A gauge of the dollar’s strength rose as much as 0.5%, reaching its strongest level since June 27. That left the greenback higher versus the majority of G-10 currencies, strengthening the most versus the yen and the Australian and New Zealand dollars, while pushing a measure of emerging-market currencies toward its steepest drop since April.

The US is sending letters to its trading partners this week ahead of a Wednesday deadline for tariff deals to be reached. But they aren’t the final word on immediate rates, according to Treasury Secretary Scott Bessent . Levies will kick in on Aug. 1, giving countries without an agreement time to bring offers, he said on Sunday.

“Markets are treating this as yet another sign that the US administration is not serious when it comes to resurrecting the April version of Trump’s reciprocal tariffs,” which is buoying the dollar, currency analysts at Monex Europe wrote in a note.

The sweeping “Liberation Day” tariffs announced in April shook investor faith in the traditional safe-haven status of the US currency and fueled concern the aggressive levies would push the economy into recession. The dollar is still down almost 9% in the year so far.

As well as the tariffs speculation, last week’s strong US strong payrolls data are also providing support for the greenback.

Pricing for Fed rate cuts has eased since the jobs print, with traders betting on around 51 basis points of easing by year-end on Monday, compared with 65 basis points a week ago.

“Rate futures markets now price in an almost negligible probability of a Fed cut in July,” said Roberto Cobo Garcia , head of FX strategy at BBVA.

For nations elsewhere, lingering uncertainty over the final tariff rate is still hurting.

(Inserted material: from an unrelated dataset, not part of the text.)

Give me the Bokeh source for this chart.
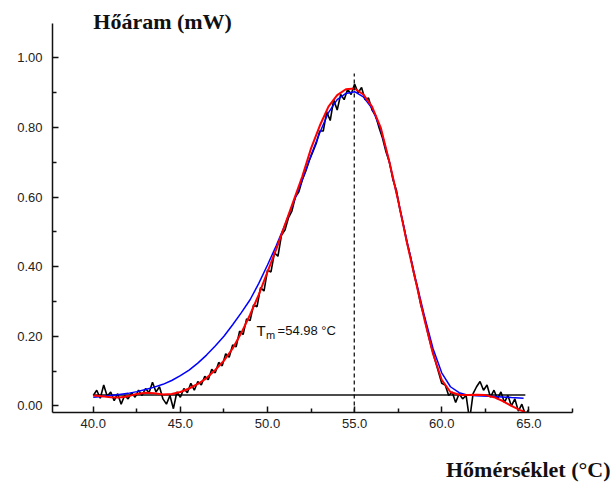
from bokeh.plotting import figure
from bokeh.models import Label, FixedTicker, Range1d, NumeralTickFormatter
from bokeh.embed import file_html
from bokeh.resources import INLINE

data_x = [40.0, 40.2, 40.4, 40.6, 40.8, 41.0, 41.2, 41.4, 41.6, 41.8,
          42.0, 42.2, 42.4, 42.6, 42.8, 43.0, 43.2, 43.4, 43.6, 43.8,
          44.0, 44.2, 44.4, 44.6, 44.8, 45.0, 45.2, 45.4, 45.6, 45.8,
          46.0, 46.2, 46.4, 46.6, 46.8, 47.0, 47.2, 47.4, 47.6, 47.8,
          48.0, 48.2, 48.4, 48.6, 48.8, 49.0, 49.2, 49.4, 49.6, 49.8,
          50.0, 50.2, 50.4, 50.6, 50.8, 51.0, 51.2, 51.4, 51.6, 51.8,
          52.0, 52.2, 52.4, 52.6, 52.8, 53.0, 53.2, 53.4, 53.6, 53.8,
          54.0, 54.2, 54.4, 54.6, 54.8, 55.0, 55.2, 55.4, 55.6, 55.8,
          56.0, 56.2, 56.4, 56.6, 56.8, 57.0, 57.2, 57.4, 57.6, 57.8,
          58.0, 58.2, 58.4, 58.6, 58.8, 59.0, 59.2, 59.4, 59.6, 59.8,
          60.0, 60.2, 60.4, 60.6, 60.8, 61.0, 61.2, 61.4, 61.6, 61.8,
          62.0, 62.2, 62.4, 62.6, 62.8, 63.0, 63.2, 63.4, 63.6, 63.8,
          64.0, 64.2, 64.4, 64.6, 64.8, 65.0]
data_y = [0.030, 0.045, 0.022, 0.060, 0.028, 0.040, 0.015, 0.035, 0.005, 0.030,
          0.020, 0.038, 0.025, 0.045, 0.030, 0.050, 0.038, 0.068, 0.040, 0.055,
          0.020, 0.005, 0.030, -0.008, 0.040, 0.025, 0.050, 0.038, 0.065, 0.045,
          0.070, 0.060, 0.085, 0.075, 0.105, 0.095, 0.125, 0.115, 0.150, 0.140,
          0.175, 0.170, 0.215, 0.205, 0.250, 0.245, 0.290, 0.285, 0.340, 0.330,
          0.390, 0.385, 0.440, 0.430, 0.490, 0.505, 0.540, 0.560, 0.600, 0.615,
          0.650, 0.675, 0.705, 0.730, 0.755, 0.790, 0.790, 0.845, 0.820, 0.880,
          0.850, 0.895, 0.880, 0.910, 0.895, 0.925, 0.900, 0.915, 0.880, 0.885,
          0.850, 0.835, 0.800, 0.770, 0.730, 0.700, 0.650, 0.620, 0.565, 0.520,
          0.470, 0.430, 0.380, 0.340, 0.290, 0.255, 0.210, 0.170, 0.135, 0.100,
          0.065, 0.060, 0.030, 0.040, 0.010, 0.035, 0.020, 0.030, -0.040, 0.035,
          0.055, 0.070, 0.045, 0.060, 0.025, 0.045, 0.020, 0.040, 0.010, 0.030,
          0.000, 0.020, -0.015, 0.005, -0.025, -0.010]

# ---- red fit ----
red_x = [40.0, 40.5, 41.0, 41.5, 42.0, 42.5, 43.0, 43.5, 44.0, 44.5,
         45.0, 45.5, 46.0, 46.5, 47.0, 47.5, 48.0, 48.5, 49.0, 49.5,
         50.0, 50.5, 51.0, 51.5, 52.0, 52.5, 53.0, 53.5, 54.0, 54.5,
         55.0, 55.5, 56.0, 56.5, 57.0, 57.5, 58.0, 58.5, 59.0, 59.5,
         60.0, 60.5, 61.0, 61.5, 62.0, 62.5, 63.0, 63.5, 64.0, 64.5, 64.8]
red_y = [0.030, 0.028, 0.025, 0.024, 0.028, 0.034, 0.038, 0.036, 0.033, 0.034,
         0.040, 0.050, 0.063, 0.080, 0.103, 0.130, 0.165, 0.210, 0.262, 0.320,
         0.385, 0.450, 0.520, 0.590, 0.660, 0.740, 0.805, 0.860, 0.893, 0.910,
         0.912, 0.895, 0.860, 0.800, 0.700, 0.590, 0.470, 0.360, 0.250, 0.150,
         0.075, 0.040, 0.032, 0.031, 0.032, 0.031, 0.025, 0.014, 0.000, -0.012, -0.018]

# ---- blue fit ----
blue_x = [40.0, 40.5, 41.0, 41.5, 42.0, 42.5, 43.0, 43.5, 44.0, 44.5,
          45.0, 45.5, 46.0, 46.5, 47.0, 47.5, 48.0, 48.5, 49.0, 49.5,
          50.0, 50.5, 51.0, 51.5, 52.0, 52.5, 53.0, 53.5, 54.0, 54.5,
          55.0, 55.5, 56.0, 56.5, 57.0, 57.5, 58.0, 58.5, 59.0, 59.5,
          60.0, 60.5, 61.0, 61.5, 62.0, 63.0, 64.0, 64.7]
blue_y = [0.025, 0.027, 0.030, 0.033, 0.036, 0.041, 0.047, 0.054, 0.062, 0.073,
          0.087, 0.103, 0.123, 0.146, 0.172, 0.200, 0.233, 0.268, 0.305, 0.352,
          0.405, 0.460, 0.520, 0.585, 0.650, 0.720, 0.785, 0.843, 0.880, 0.898,
          0.903, 0.888, 0.855, 0.795, 0.700, 0.590, 0.475, 0.365, 0.260, 0.165,
          0.095, 0.055, 0.038, 0.031, 0.029, 0.027, 0.024, 0.022]

baseline_x = [40.0, 64.8]
baseline_y = [0.031, 0.031]
tm_value = 54.98
tm_line_y = [-0.019, 0.955]

y_ticks = [0.0, 0.2, 0.4, 0.6, 0.8, 1.0]
y_minor = [0.1, 0.3, 0.5, 0.7, 0.9]
x_ticks = [40, 45, 50, 55, 60, 65]
x_minor = [42.5, 47.5, 52.5, 57.5, 62.5, 67.5]

y_title = "Hőáram (mW)"
x_title = "Hőmérséklet (°C)"

# axis extents (the frame itself reaches to the top and right edge of the page)
x_axis_bounds = (37.66, 67.5)
y_axis_bounds = (-0.019, 1.1)

p = figure(width=613, height=484, output_backend="svg", toolbar_location=None,
           x_range=Range1d(37.66, 69.86), y_range=Range1d(-0.019, 1.165),
           min_border_left=52, min_border_right=0, min_border_top=0,
           min_border_bottom=72)
p.outline_line_color = None
p.xgrid.visible = False
p.ygrid.visible = False
p.background_fill_color = "white"
p.border_fill_color = "white"

for ax in (p.xaxis[0], p.yaxis[0]):
    ax.axis_line_color = "#111111"
    ax.axis_line_width = 1.5
    ax.major_tick_line_color = "#111111"
    ax.major_tick_line_width = 1.5
    ax.minor_tick_line_color = "#111111"
    ax.minor_tick_line_width = 1.5
    ax.major_tick_in = 6
    ax.major_tick_out = 0
    ax.minor_tick_in = 4
    ax.minor_tick_out = 0
    ax.major_label_text_font = "Liberation Sans"
    ax.major_label_text_font_size = "13px"
    ax.major_label_text_color = "#222222"

p.yaxis.bounds = y_axis_bounds
p.xaxis.bounds = x_axis_bounds
p.yaxis.ticker = FixedTicker(ticks=y_ticks, minor_ticks=y_minor)
p.xaxis.ticker = FixedTicker(ticks=x_ticks, minor_ticks=x_minor)
p.yaxis.formatter = NumeralTickFormatter(format="0.00")
p.xaxis.formatter = NumeralTickFormatter(format="0.0")
p.yaxis.major_label_standoff = 10
p.xaxis.major_label_standoff = 6

# x title as the axis label; it is centred on the page's right edge, so
# non-breaking spaces after it put the visible words left of that edge
p.xaxis.axis_label = x_title + "\u00a0" * 31
p.xaxis.axis_label_align = "end"
p.xaxis.axis_label_standoff = 26
p.xaxis.axis_label_text_font = "Liberation Serif"
p.xaxis.axis_label_text_font_style = "bold"
p.xaxis.axis_label_text_font_size = "22px"
p.xaxis.axis_label_text_color = "#111111"

# baseline
p.line(baseline_x, baseline_y, line_color="#111111", line_width=1.5)
# measured data
p.line(data_x, data_y, line_color="black", line_width=1.6)
# fits
p.line(blue_x, blue_y, line_color="#0000ff", line_width=1.5)
p.line(red_x, red_y, line_color="#ff0000", line_width=2)
# Tm dashed line
p.line([tm_value, tm_value], tm_line_y, line_color="black", line_width=1.2,
       line_dash="4 3")

# y title
p.add_layout(Label(x=40.0, y=1.105, text=y_title, text_font="Liberation Serif",
                   text_font_style="bold", text_font_size="22px",
                   text_color="#111111", text_baseline="middle", text_align="left"))

# Tm annotation
p.add_layout(Label(x=49.37, y=0.218, text="T", text_font="Liberation Sans",
                   text_font_size="15px", text_color="#111111",
                   text_baseline="alphabetic", text_align="left"))
p.add_layout(Label(x=49.92, y=0.203, text="m", text_font="Liberation Sans",
                   text_font_size="11px", text_color="#111111",
                   text_baseline="alphabetic", text_align="left"))
p.add_layout(Label(x=50.58, y=0.218, text="=54.98 °C", text_font="Liberation Sans",
                   text_font_size="13px", text_color="#111111",
                   text_baseline="alphabetic", text_align="left"))

open("out.html", "w").write(file_html(p, INLINE))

The higher-risk Australian dollar and New Zealand dollar both dropped around 1%. They and emerging-market currencies were dragged lower after Trump threatened an extra 10% tariff on any country aligning itself with what he called “the Anti-American policies” of the BRICS group.

The term originally referred to Brazil, Russia, India, China and South Africa, but has since expanded to include other developing nations.

MSCI Inc.’s EM FX benchmark dropped the most since April 7 on a closing basis, with almost all developing currencies falling against the dollar. South Africa’s rand led losses, down by about 1%. India’s rupee, Brazil’s real and China’s offshore yuan also declined on Monday.

Trump has said trading partners can expect a rate anywhere between 10% and 70% — implying some may have to shoulder higher tariffs than expected — though he suggested some deals are in the offing, too.

“The White House’s tariff strategy remains fluid,” UBS Group AG strategists including Mark Haefele wrote in a note. “We expect more market volatility on shifting headlines.”